A. God does not limit himself to these rites; they are patterns of countless ways by which God uses material things to reach out to us.

These lines gesture beautifully to the power of this fearsome place, this house of God, this gate of the heavens. Held in its economy by baptism and communion, things truly are more than they seem to be. Marriage, for example, that universal institution which has often been so terribly abused, here becomes something new, in human love enthroning the pattern of our mutual love with Christ. Sickness also becomes something new just by applying a little oil, creating a moment in which God’s infinite desire to heal and to restore is shown. Even the state of sin is made anew, forgiveness breaking through despair like the sun coming out from an eclipse. And as the catechism says, these ways are without number: in the holy water and the blessing of palms, in the beads of a rosary or the burning of a candle, in the putting on of vestments or the sign of the cross, in unlimited ways, we find out forms of grace. We find out grace under every stone.

Whatever the church does together, when our souls and our bodies strive together, caught up in a spirit of faith at work through love, is an occasion of grace.

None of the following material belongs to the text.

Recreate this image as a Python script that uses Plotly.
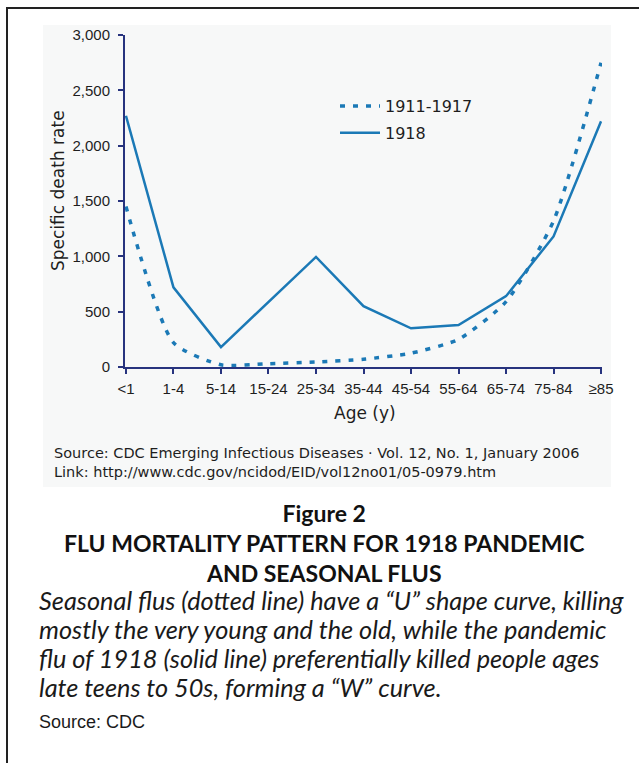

Because I believe that all the faithful belong to a royal priesthood, and that the church is mystically present whenever two or three are gathered together in the hallowed Name of God, I am comfortable drawing loose borders from this holy activity. All these priests and all these gathers form the hall of mirrors of the church, reflecting God’s patterns from place to place, between the bishops and the laity, the high altar and the world. In baptism and communion, a mysterious infinitude of patterns spring up and seep into our bodies, and those patterns which catch on the mirrors of our souls become the basis of our sacramental life. Some patterns shine through the holy orders, who establish the rites of the visible church. Others are taken up by the laity and put to daily use—in serving one another, in giving gifts and showing care, whether with apparently mundane gestures or with the flair of St. Francis preaching to the birds. Either way, there is no shortage of all. Your creativity, my Lord, spills over Heaven.

As I write these words, my clock reads 5:00 AM—and now 7:07 AM as I revise. I should have gone to sleep, but I am terribly stupid, and terribly in awe of a Christ who is still transfiguring. But whether I sleep or whether I write, I trust in a sacramental abundance which affords for me at all times. If I write, I write for my God; if I sleep, I sleep for my God. And in acts like these, my siblings at the rail have room for implications. Bless me as I start to write, and my writing will be a sign; bless me as I start to sleep, and my sleep will be a sign. Make the sign of the cross over my eyelids, touch a dab of oil on my head, or say “goodnight” with the etymology of “goodbye,” taking the “good” for “God.”

My friend, of you it is said, “you will receive power when the Holy Spirit has come upon you” Acts 1:8. You have received the very power of God. Therefore, in your charity, help my plea come true: “In peace, all whole, let me lie down and sleep: for You, LORD, alone, do set me down safely” Psalm 4:9.